De fato, com a casca grossa da “brasilidade” que nos habituamos a criar vivendo tantos anos no Brasil, ficamos estarrecidos com algumas coisas tão simples e banais que as pessoas fazem por aqui, mas que pra nós, se feitas no Brasil, acarretariam sérios riscos. Creiam-me: somente a sensação de poder andar despreocupadamente na rua deserta, na hora que você quiser, acompanhado ou não, sendo homem ou mulher, portando ou não dinheiro, celular, câmera fotográfica ou o que quer que seja, tudo isso sem o menor risco de ter uma faca ou uma pistola encostada na barriga ou na cabeça, já justifica a mudança de país.

Mas outros pequenos aspectos também fazem parte dessa conta. Janelas abertas nas casas são a regra nos dias quentes, inclusive nos carros. Nos jornais, vira manchete (página inteira!) o caso em que um ladrão tentou invadir uma casa pra roubar um varal.

“Mas vá fazer isso nos arrabaldes de Paris, Londres ou Roma”, dirão alguns, com razão. De fato, em certas zonas de algumas grandes cidades, há sim banditismo. Não existe o paraíso! Mas entre o inferno daqui e o daí, há um abismo a nos distanciar. Aqui na Europa, a chance de alguém te matar para te roubar é ínfima. Quase não há latrocínios, e muito pouco bandido anda com faca na mão. O que se vê nesses lugares é o furto, algo parecido com o que nós, no Brasil, chamamos de trombadinha.

Voltando à “brasilidade”, a pergunta é cabível: porque isso nos deixa tão surpresos? Não tinha que ser assim?
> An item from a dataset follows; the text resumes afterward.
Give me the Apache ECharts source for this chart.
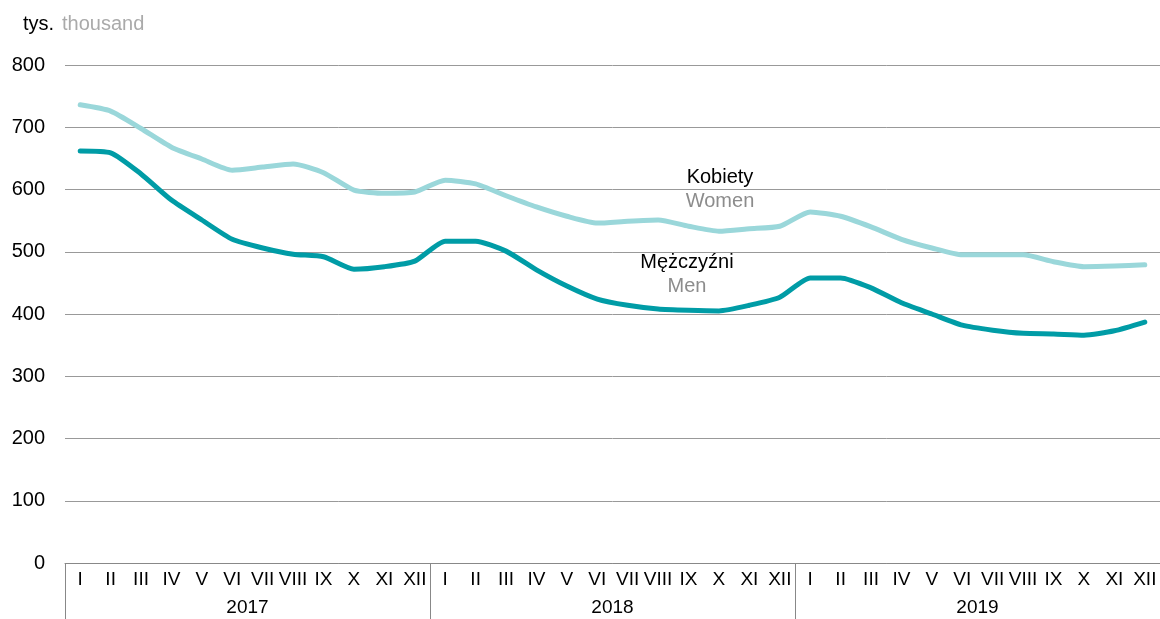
<!DOCTYPE html>
<html>
<head>
<meta charset="utf-8">
<script src="https://cdn.jsdelivr.net/npm/echarts@6/dist/echarts.min.js"></script>
<style>
  html, body { margin: 0; padding: 0; background: #fff; }
  #main { width: 1160px; height: 619px; }
</style>
</head>
<body>
<div id="main"></div>
<script>
var months = ['I','II','III','IV','V','VI','VII','VIII','IX','X','XI','XII'];
var years = ['2017', '2018', '2019'];
var categories = [];
years.forEach(function (y) { months.forEach(function (m) { categories.push(m); }); });

var women = [736, 726, 698, 668, 649, 631, 636, 641, 627, 599, 594, 596,
             615, 609, 590, 572, 557, 546, 549, 551, 541, 533, 537, 541,
             564, 557, 540, 520, 506, 495, 495, 495, 484, 476, 477, 479];
var men = [662, 659, 625, 583, 551, 520, 506, 496, 492, 472, 476, 485,
           517, 517, 501, 471, 445, 424, 414, 408, 406, 405, 414, 427,
           458, 458, 442, 418, 400, 382, 374, 369, 368, 366, 373, 387];
var yTicks = [0, 100, 200, 300, 400, 500, 600, 700, 800];

var chart = echarts.init(document.getElementById('main'));
var font = 'Liberation Sans, Arial, sans-serif';

chart.setOption({
  animation: false,
  textStyle: { fontFamily: font },
  grid: { left: 65, right: 0, top: 65, bottom: 56 },
  graphic: [
    { type: 'text', x: 23, y: 24, style: { text: 'tys.', fill: '#000', font: '20px ' + font, textVerticalAlign: 'middle' } },
    { type: 'text', x: 62, y: 24, style: { text: 'thousand', fill: '#aaa', font: '20px ' + font, textVerticalAlign: 'middle' } },
    { type: 'text', x: 720, y: 177, style: { text: 'Kobiety', fill: '#000', font: '20px ' + font, textAlign: 'center', textVerticalAlign: 'middle' } },
    { type: 'text', x: 720, y: 201, style: { text: 'Women', fill: '#8c8c8c', font: '20px ' + font, textAlign: 'center', textVerticalAlign: 'middle' } },
    { type: 'text', x: 687, y: 262, style: { text: 'Mężczyźni', fill: '#000', font: '20px ' + font, textAlign: 'center', textVerticalAlign: 'middle' } },
    { type: 'text', x: 687, y: 286, style: { text: 'Men', fill: '#8c8c8c', font: '20px ' + font, textAlign: 'center', textVerticalAlign: 'middle' } }
  ],
  xAxis: [
    {
      type: 'category',
      data: categories,
      boundaryGap: true,
      axisLine: { lineStyle: { color: '#888', width: 1 } },
      axisTick: { show: false },
      axisLabel: { color: '#000', fontSize: 19, margin: 7, interval: 0 }
    },
    {
      type: 'category',
      data: years,
      position: 'bottom',
      boundaryGap: true,
      axisLine: { show: false },
      axisTick: { show: true, length: 56, lineStyle: { color: '#888', width: 1 } },
      axisLabel: { color: '#000', fontSize: 19, margin: 35 }
    }
  ],
  yAxis: {
    type: 'value',
    min: 0,
    max: 800,
    interval: 100,
    axisLine: { show: false },
    axisTick: { show: false },
    splitLine: { lineStyle: { color: '#999', width: 1 } },
    axisLabel: {
      color: '#000', fontSize: 20, margin: 20,
      formatter: function (v) { return yTicks.indexOf(v) >= 0 ? String(v) : ''; }
    }
  },
  series: [
    {
      name: 'Kobiety', type: 'line', data: women, xAxisIndex: 0,
      smooth: 0.2, symbol: 'none',
      lineStyle: { color: '#9ad7da', width: 5, cap: 'round', join: 'round' }
    },
    {
      name: 'Mężczyźni', type: 'line', data: men, xAxisIndex: 0,
      smooth: 0.2, symbol: 'none',
      lineStyle: { color: '#009ca6', width: 5, cap: 'round', join: 'round' }
    }
  ]
});
</script>
</body>
</html>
Desde que ponto da nossa história a gente começou a achar normal viver em condomínio fechado, com cerca elétrica no muro? Quando foi que a gente se acostumou a sair de casa com o vidro do carro fechado?

O que dizer de quem acha lindo e chique ter segurança armado à sua disposição? Que considera natural que as suas visitas tenham que exibir RG e sejam fichadas na portaria do seu prédio?

Quando a gente começou a tremer de medo a cada barulho estranho em casa durante a noite, ou achar normal ter 25 trancas na porta que dá pra rua?

Quando a gente começou a se conformar em pagar caro em um seguro contra roubo, seja do carro, da casa ou até do celular? Em que momento a gente deu as primeiras graças quando o ladrão que nos roubou “pelo menos não fez nada” com a gente?

Será mesmo que “não dá pra comparar”?.

Na minha opinião, tem que dar! Porque se a gente não puder se espelhar pelo melhor exemplo, vamos nos espelhar em qual deles? Pois se o nosso dever, como cidadãos e pagadores de altíssimos impostos, é justamente cobrar pela melhor segurança que a gente pode ter, sem se conformar com as situações absurdas que eu colei aí em cima! A gente não pode deixar de acreditar que nunca vamos nos equiparar ao que há de melhor!

“É fácil ficar de fora e apontar o dedo pro lado de dentro”, certo? Sim, mas é justamente morando aqui fora que a gente percebe os absurdos com os quais nos conformamos aí dentro. E não é porque estou fora que vou deixar de querer o bem do Brasil. Afinal, mesmo que eu resolva morar o resto da vida no exterior, vou continuar a ter aí família, amigos e um mundaréu de gente que amo. Vou continuar a ser brasileiro, e o Brasil será sempre o lugar onde eu nasci. E que, por tudo isso, eu quero demais que se conserte!

Mas, sendo honesto, mesmo depois de tão pouco tempo aqui fora, tenho um certo receio de voltar, e me deparar com o sentimento geral de que tudo o que acontece de errado é normal.

Não! Nunca podemos nos conformar em ser “assim mesmo”!